July 3rd, 2009 - 1:47 pm ICT by IANS  

Washington, July 3 (IANS) Practice makes perfect in music, but fresh evidence thrown up by research shows that for aspiring musicians, genes may also influence the outcome.
Perfect pitch, also known as absolute pitch, is the rare ability to recognise and name musical notes without any reference pitch for comparison, detecting, for instance, A before middle C.

The rarity of the aptitude contrasts with the common ability to immediately recognise and name colours, distinguishing pink from red or azure from blue.

University of California - San Francisco (UCSF) scientists said they identified a particular region of genes on human chromosome eight that is linked to perfect pitch, at least in people of European ancestry. The next step, they say, is to identify a specific gene.

The finding, part of a larger examination of families of various ancestries, Europeans, Ashkenazi Jews, Indians and East Asians, is the first significant genetic evidence of a role of genes in perfect pitch.

It is likely, the researchers say, that multiple genes are involved in all cases of perfect pitch and that different genes could be associated with different ethnic backgrounds.

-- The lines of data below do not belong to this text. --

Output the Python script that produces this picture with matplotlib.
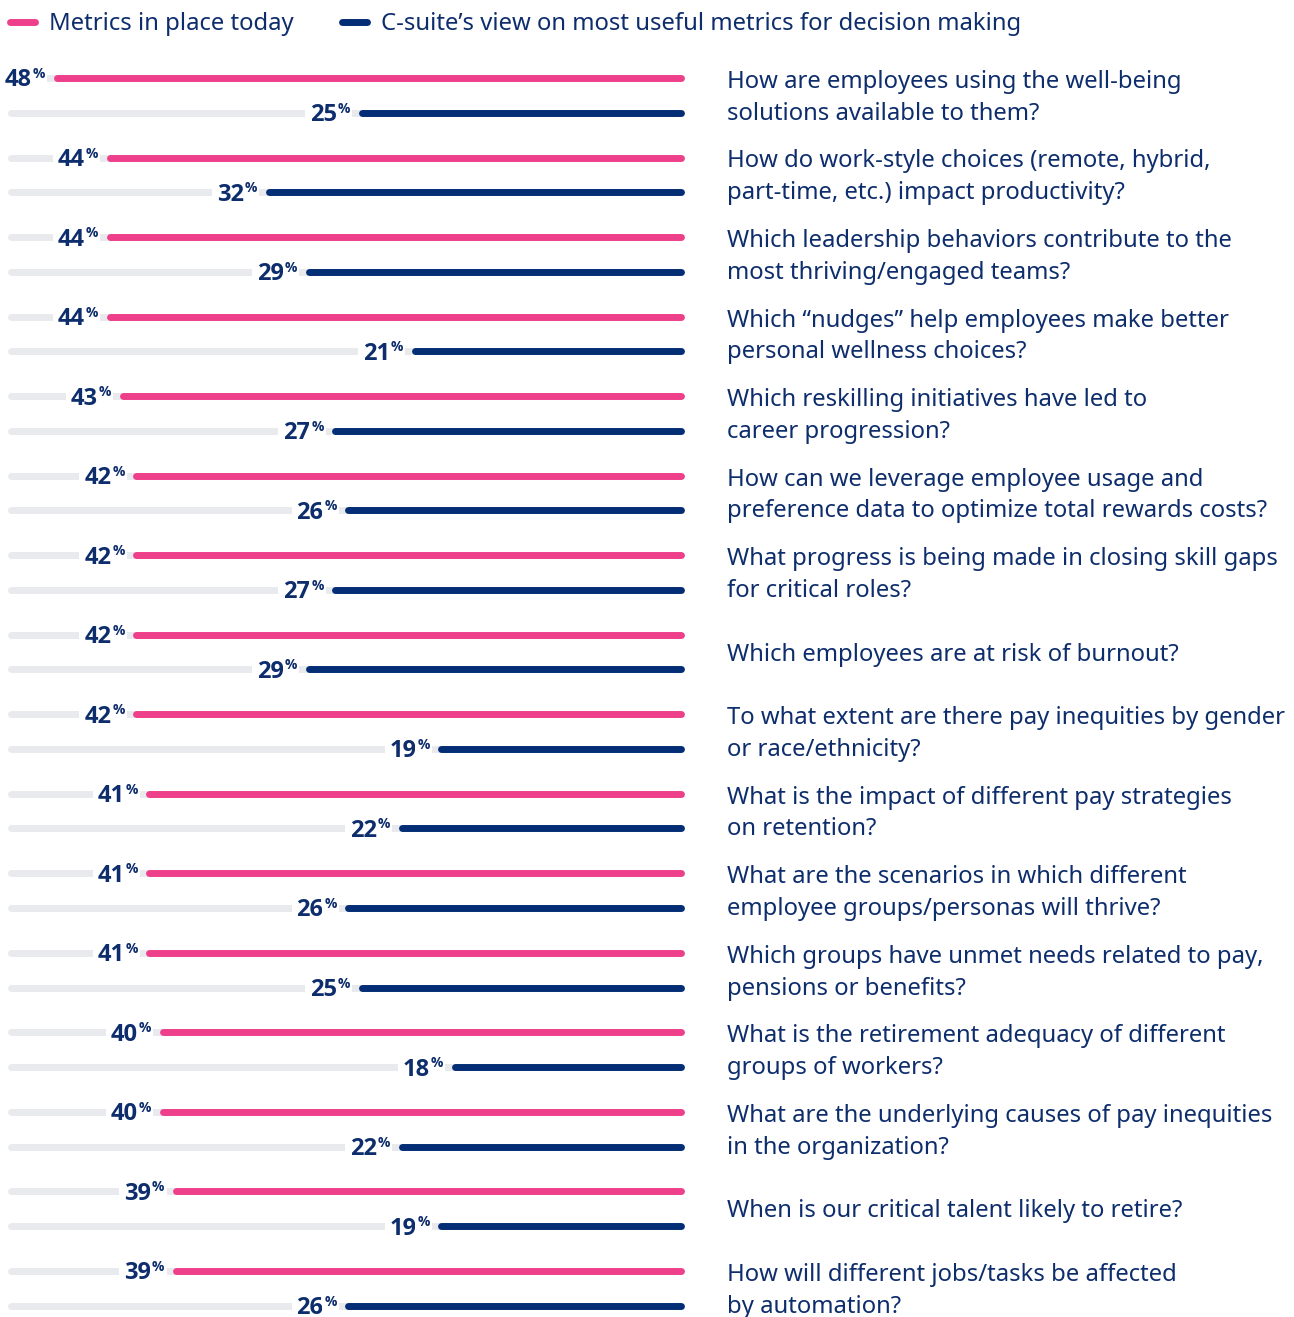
import matplotlib
matplotlib.use("Agg")
import matplotlib.pyplot as plt
from matplotlib.lines import Line2D

plt.rcParams["font.family"] = ["Noto Sans", "DejaVu Sans"]

# ---------------------------------------------------------------------------
# Datos
# ---------------------------------------------------------------------------
preguntas = [
    "How are employees using the well-being\nsolutions available to them?",
    "How do work-style choices (remote, hybrid,\npart-time, etc.) impact productivity?",
    "Which leadership behaviors contribute to the\nmost thriving/engaged teams?",
    "Which \u201cnudges\u201d help employees make better\npersonal wellness choices?",
    "Which reskilling initiatives have led to\ncareer progression?",
    "How can we leverage employee usage and\npreference data to optimize total rewards costs?",
    "What progress is being made in closing skill gaps\nfor critical roles?",
    "Which employees are at risk of burnout?",
    "To what extent are there pay inequities by gender\nor race/ethnicity?",
    "What is the impact of different pay strategies\non retention?",
    "What are the scenarios in which different\nemployee groups/personas will thrive?",
    "Which groups have unmet needs related to pay,\npensions or benefits?",
    "What is the retirement adequacy of different\ngroups of workers?",
    "What are the underlying causes of pay inequities\nin the organization?",
    "When is our critical talent likely to retire?",
    "How will different jobs/tasks be affected\nby automation?",
]
en_uso_hoy = [48, 44, 44, 44, 43, 42, 42, 42, 42, 41, 41, 41, 40, 40, 39, 39]
vista_csuite = [25, 32, 29, 21, 27, 26, 27, 29, 19, 22, 26, 25, 18, 22, 19, 26]

leyenda = ["Metrics in place today",
           "C-suite\u2019s view on most useful metrics for decision making"]

ROSA = "#EE3F8A"
AZUL = "#032D74"
TEXTO = "#0D2D6C"
GRIS = "#E9EAEE"
FUENTE_NUM = ["Open Sans", "Roboto", "DejaVu Sans"]

# ---------------------------------------------------------------------------
# Figura
# ---------------------------------------------------------------------------
W, H = 1294, 1317
fig = plt.figure(figsize=(W / 100, H / 100), dpi=100)

x_izq, x_cero = 10.5, 693.5         # pixeles: extremo gris izquierdo / valor 0
x_fin = 681.5                       # pixel donde terminan las barras a la derecha
paso = 79.53                        # pixeles entre preguntas
y0 = 78                             # primera barra rosa
sep = 0.436                         # separacion rosa -> azul (en filas)

ax = fig.add_axes([x_izq / W, 0, (x_cero - x_izq) / W, 1])
escala = 13.27                      # pixeles por punto porcentual
ax.set_xlim((x_cero - x_izq) / escala, 0)
ax.set_ylim((H - y0) / paso, -y0 / paso)
ax.axis("off")
xmax = ax.get_xlim()[0]
fin = (x_cero - x_fin) / escala

lw = 5.0
caja = dict(boxstyle="square,pad=0.2", fc="white", ec="none")


def barra(v, y, color):
    ax.plot([v, xmax], [y, y], color=GRIS, lw=lw, solid_capstyle="round",
            zorder=1, clip_on=False)
    ax.plot([fin, v], [y, y], color=color, lw=lw, solid_capstyle="round",
            zorder=2, clip_on=False)
    # numero en negrita + simbolo % pequeno como superindice
    ax.annotate(str(v), xy=(v, y), xytext=(-18, -6.1), textcoords="offset points",
                ha="right", va="baseline", fontsize=17, fontweight="bold",
                family=FUENTE_NUM, color=TEXTO, zorder=3, bbox=caja)
    ax.annotate("%", xy=(v, y), xytext=(-8.3, 0), textcoords="offset points",
                ha="right", va="baseline", fontsize=10, fontweight="bold",
                family=FUENTE_NUM, color=TEXTO, zorder=4,
                bbox=dict(boxstyle="square,pad=0.15", fc="white", ec="none"))


for i, (p, a, b) in enumerate(zip(preguntas, en_uso_hoy, vista_csuite)):
    barra(a, i, ROSA)
    barra(b, i + sep, AZUL)
    ax.text(727 / W, 1 - (y0 + 2.5 + (i + sep / 2) * paso) / H, p,
            transform=fig.transFigure, ha="left", va="center",
            fontsize=17.2, color=TEXTO, linespacing=1.43)

# Leyenda
for x_linea, x_txt, color, etiqueta in [(10, 49, ROSA, leyenda[0]),
                                        (342, 381, AZUL, leyenda[1])]:
    fig.add_artist(Line2D([x_linea / W, (x_linea + 25) / W], [1 - 22 / H] * 2,
                          color=color, lw=lw, solid_capstyle="round"))
    fig.text(x_txt / W, 1 - 23.5 / H, etiqueta, ha="left", va="center",
             fontsize=17.2, color=TEXTO)

plt.savefig("out.png", dpi=100)
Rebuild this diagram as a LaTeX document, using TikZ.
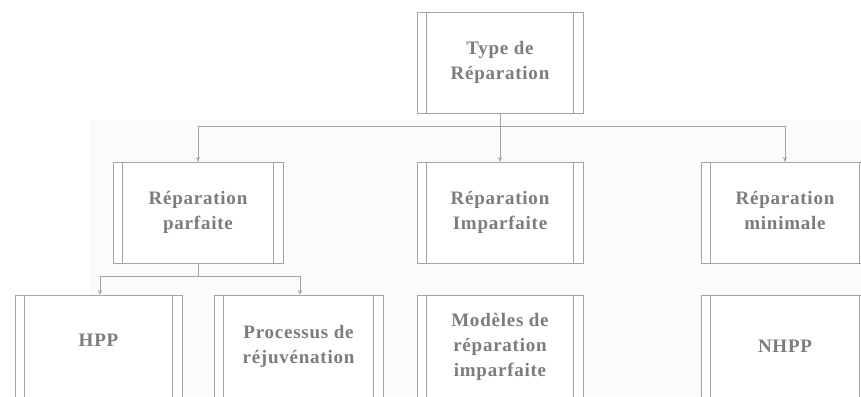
\documentclass[tikz,border=0pt]{standalone}
\usepackage{fontspec}
\setmainfont{Liberation Serif}
\usetikzlibrary{arrows.meta}
\definecolor{linegray}{HTML}{A4A4A4}
\definecolor{textgray}{HTML}{7C7C7C}
\begin{document}
\begin{tikzpicture}[x=1pt,y=-1pt,
  conn/.style={draw=linegray, line width=0.8pt},
  arr/.style={conn, -{Stealth[length=5pt,width=4pt]}},
  procbox/.style={draw=linegray, line width=0.8pt, fill=white, rectangle,
    anchor=north, minimum width=#1, inner sep=0pt,
    path picture={
      \draw[linegray, line width=0.8pt]
        ([xshift=9.5pt]path picture bounding box.north west) --
        ([xshift=9.5pt]path picture bounding box.south west);
      \draw[linegray, line width=0.8pt]
        ([xshift=-9.5pt]path picture bounding box.north east) --
        ([xshift=-9.5pt]path picture bounding box.south east);}},
  procbox/.default=166pt,
  rowbox/.style={procbox=#1, minimum height=101pt},
  rowbox/.default=166pt,
  lowbox/.style={procbox=#1, minimum height=130pt},
  lowbox/.default=166pt,
  lbl/.style={text=textgray, align=center,
    font=\fontsize{19}{25}\selectfont\bfseries\addfontfeature{LetterSpace=4}}
]
\useasboundingbox (0,0) rectangle (861,396);
\clip (0,0) rectangle (861,396);
% faint scanned backdrop
\fill[black!1.5] (90,120) rectangle (861,396);

% top level
\node[rowbox] (top) at (500,12) {};
\node[lbl] (topt) at (500,62.5) {Type de\\Réparation};

% second row
\node[rowbox=170pt] (parf) at (198,162) {};
\node[lbl] (parft) at (198,212.5) {Réparation\\parfaite};
\node[rowbox] (impf) at (500,162) {};
\node[lbl] (impft) at (500,212.5) {Réparation\\Imparfaite};
\node[rowbox=168pt] (mini) at (785,162) {};
\node[lbl] (minit) at (785,212.5) {Réparation\\minimale\vphantom{p}};

% third row
\node[lowbox=167pt] (hpp) at (98.5,295) {};
\node[lbl] (hppt) at (98.5,340) {HPP};
\node[lowbox=169pt] (proc) at (298.5,295) {};
\node[lbl] (proct) at (298.5,346) {Processus de\\réjuvénation};
\node[lowbox] (mod) at (500,295) {};
\node[lbl] (modt) at (500,347) {Modèles de\\réparation\\imparfaite};
\node[lowbox=168pt] (nhpp) at (785,295) {};
\node[lbl] (nhppt) at (785,346) {NHPP};

% connectors: top level to second row
\coordinate (j1) at (500,126);
\draw[conn] (top.south) -- (j1);
\draw[arr] (j1) -| (parf.north);
\draw[arr] (j1) -- (impf.north);
\draw[arr] (j1) -| (mini.north);

% connectors: perfect repair to its sub-models
\coordinate (j2) at (198,276);
\draw[conn] (parf.south) -- (j2);
\draw[arr] (j2) -| ([xshift=1.5pt]hpp.north);
\draw[arr] (j2) -| ([xshift=1.5pt]proc.north);
\end{tikzpicture}
\end{document}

Regardless, the finding is an important advance, they say, in their effort to move in on the relative roles of early musical training and genetic inheritance on perfect pitch.

More broadly, says senior study co-author Jane Gitschier, professor of medicine, paediatrics and genetics, and herself a singer, it is an advance in the team’s effort to explore the relative contributions of environmental factors and genes on learning and other behaviours.

“Perfect pitch is a window into the way in which multiple genes and environmental factors influence cognitive or behavioural traits,” she says.

The team has learned over the last decade that both factors contribute to perfect pitch. “What’s exciting now,” she says, “is that we now have made the first foray into teasing out the genes that may be involved.”

In the current study, the team drew on data acquired from the lab’s web-based survey, established in 2003, which gathers information about participants’ musical training history and tests their pitch-naming abilities, said an UCSF release.

These findings were published in the Friday online edition of the American Journal of Human Genetics.